Now what if I told you that in the end…you have zero control over any of it? Things will happen…or on the flip side things that you fear may not happen for you…won’t. Accidents occur…tragedies occur. Jobs are lost. People are hurt. Disasters happen…and in the midst of all that…the world keep on spinning.

This is the reality that we face…and it can often be a very scary place. I’m guessing the world was a pretty scary place for Jesus too…because he was human like us…and he knew what was coming in Jerusalem…he knew the lengths that people would go to in order to keep their illusion of power intact…he knew that it would cost him his life…but as scary as I’m guessing that was for him…Jesus also knew that this was precisely what he called to do…this is who he was meant to be…this was the path that needed to happen to him in order to bring about a change within this scary world.

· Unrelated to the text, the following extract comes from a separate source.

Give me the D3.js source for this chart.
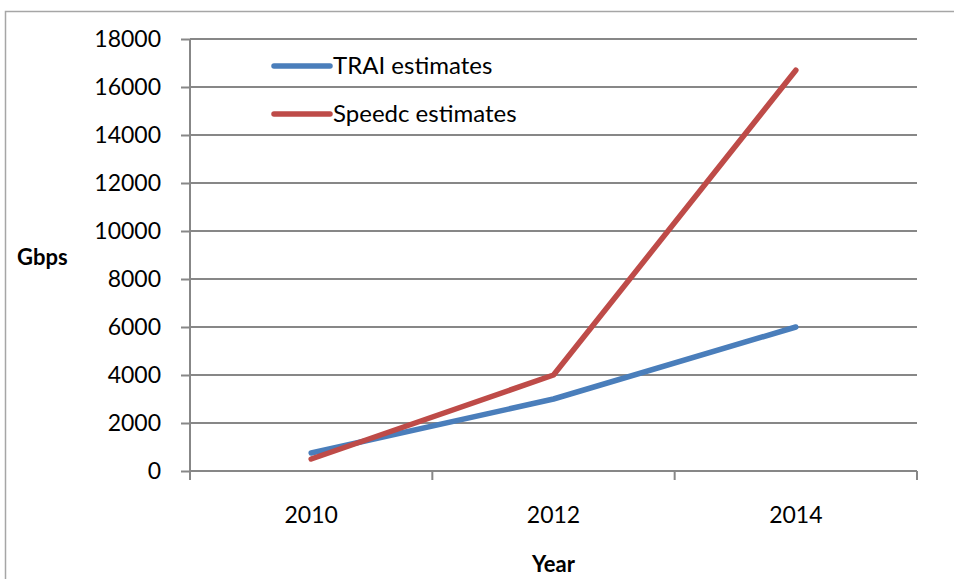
<!DOCTYPE html>
<html>
<head>
<meta charset="utf-8">
<script src="https://cdn.jsdelivr.net/npm/d3@7"></script>
<style>
  html, body { margin: 0; padding: 0; background: #fff; }
  svg { display: block; }
  text { font-family: Lato, "Open Sans", sans-serif; fill: #000; }
</style>
</head>
<body>
<svg id="chart" width="954" height="579"></svg>
<script>
// Bandwidth estimates (Gbps) by year
const years = ["2010", "2012", "2014"];
const traiValues = [750, 3000, 6000];
const speedcValues = [500, 4000, 16700];
const yTicks = [0, 2000, 4000, 6000, 8000, 10000, 12000, 14000, 16000, 18000];
const seriesNames = ["TRAI estimates", "Speedc estimates"];
const seriesColors = ["#4A7EBB", "#BE4B48"];

const series = [
  { name: seriesNames[0], color: seriesColors[0], values: traiValues },
  { name: seriesNames[1], color: seriesColors[1], values: speedcValues }
];

const svg = d3.select("#chart");
const plot = { left: 190, right: 917, top: 39, bottom: 471 };

// outer chart frame
svg.append("rect")
  .attr("x", 5.5).attr("y", 11.5)
  .attr("width", 970).attr("height", 600)
  .attr("fill", "none")
  .attr("stroke", "#a6a6a6")
  .attr("stroke-width", 1.5);

const x = d3.scaleBand().domain(years).range([plot.left, plot.right]).padding(0);
const y = d3.scaleLinear().domain([0, 18000]).range([plot.bottom, plot.top]);

// horizontal gridlines
svg.append("g")
  .selectAll("line")
  .data(yTicks)
  .join("line")
  .attr("x1", plot.left).attr("x2", plot.right)
  .attr("y1", d => y(d)).attr("y2", d => y(d))
  .attr("stroke", "#878787")
  .attr("stroke-width", 2);

// y axis
const yAxis = svg.append("g")
  .attr("transform", `translate(${plot.left},0)`)
  .call(d3.axisLeft(y).tickValues(yTicks).tickSize(9).tickPadding(20).tickFormat(d3.format("d")));
yAxis.select(".domain").attr("stroke", "#878787").attr("stroke-width", 2)
  .attr("d", `M0,${plot.top}V${plot.bottom + 9}`);
yAxis.selectAll(".tick line").attr("stroke", "#878787").attr("stroke-width", 2);
yAxis.selectAll(".tick text").style("font-size", "23px").style("font-family", "Lato, sans-serif").attr("fill", "#000");

// x axis: tick marks at band edges, labels at band centres
const xAxis = svg.append("g").attr("transform", `translate(0,${plot.bottom})`);
xAxis.append("line")
  .attr("x1", plot.left).attr("x2", plot.right)
  .attr("stroke", "#878787").attr("stroke-width", 2);
const edges = years.map(d => x(d)).concat([x(years[years.length - 1]) + x.bandwidth()]);
xAxis.selectAll("line.edge")
  .data(edges)
  .join("line")
  .attr("class", "edge")
  .attr("x1", d => d).attr("x2", d => d)
  .attr("y1", 0).attr("y2", 9)
  .attr("stroke", "#878787").attr("stroke-width", 2);
xAxis.selectAll("text.cat")
  .data(years)
  .join("text")
  .attr("class", "cat")
  .attr("x", d => x(d) + x.bandwidth() / 2)
  .attr("y", 52)
  .attr("text-anchor", "middle")
  .style("font-size", "23px")
  .text(d => d);

// axis titles
svg.append("text")
  .attr("x", 17).attr("y", 265)
  .style("font-size", "22px").style("font-weight", "bold")
  .text("Gbps");
svg.append("text")
  .attr("x", (plot.left + plot.right) / 2).attr("y", 572)
  .attr("text-anchor", "middle")
  .style("font-size", "22px").style("font-weight", "bold")
  .text("Year");

// series lines
const line = d3.line()
  .x((d, i) => x(years[i]) + x.bandwidth() / 2)
  .y(d => y(d));

svg.append("g")
  .selectAll("path")
  .data(series)
  .join("path")
  .attr("d", d => line(d.values))
  .attr("fill", "none")
  .attr("stroke", d => d.color)
  .attr("stroke-width", 5.5)
  .attr("stroke-linecap", "round")
  .attr("stroke-linejoin", "round");

// legend
const legend = svg.append("g")
  .selectAll("g")
  .data(series)
  .join("g")
  .attr("transform", (d, i) => `translate(274,${66 + i * 48})`);
legend.append("line")
  .attr("x1", 0).attr("x2", 56)
  .attr("stroke", d => d.color)
  .attr("stroke-width", 5.5)
  .attr("stroke-linecap", "round");
legend.append("text")
  .attr("x", 59).attr("y", 0)
  .attr("dy", "0.35em")
  .style("font-size", "24px")
  .text(d => d.name);
</script>
</body>
</html>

As we continue through this season of Lent, we grow ever closer to Jesus’ death on the cross…a death that had to happen in order to do something about that which is our greatest fear…and then on the third day his work is finished as he walks out of that tomb…having overcome the power of death…and by doing so making us a promise that we can count on…that in his death he draws all people to himself…he overcomes that which separates us from one another and from God…and he promises us that everything we are afraid of ultimately holds no power over us…but he shows us that God is the one who truly holds the power…and that this same God uses that power to overcome that which we fear.

Yes we still experience it…because we are still experiencing life in this broken world…but thanks be to God that he has also invited us into the action of reconciling it…and finally that he has promised us that even though we walk in dark scary valleys…even valleys that end in death…we are not alone…and somehow he has made it possible for us to come through it into his perfect light. Amen.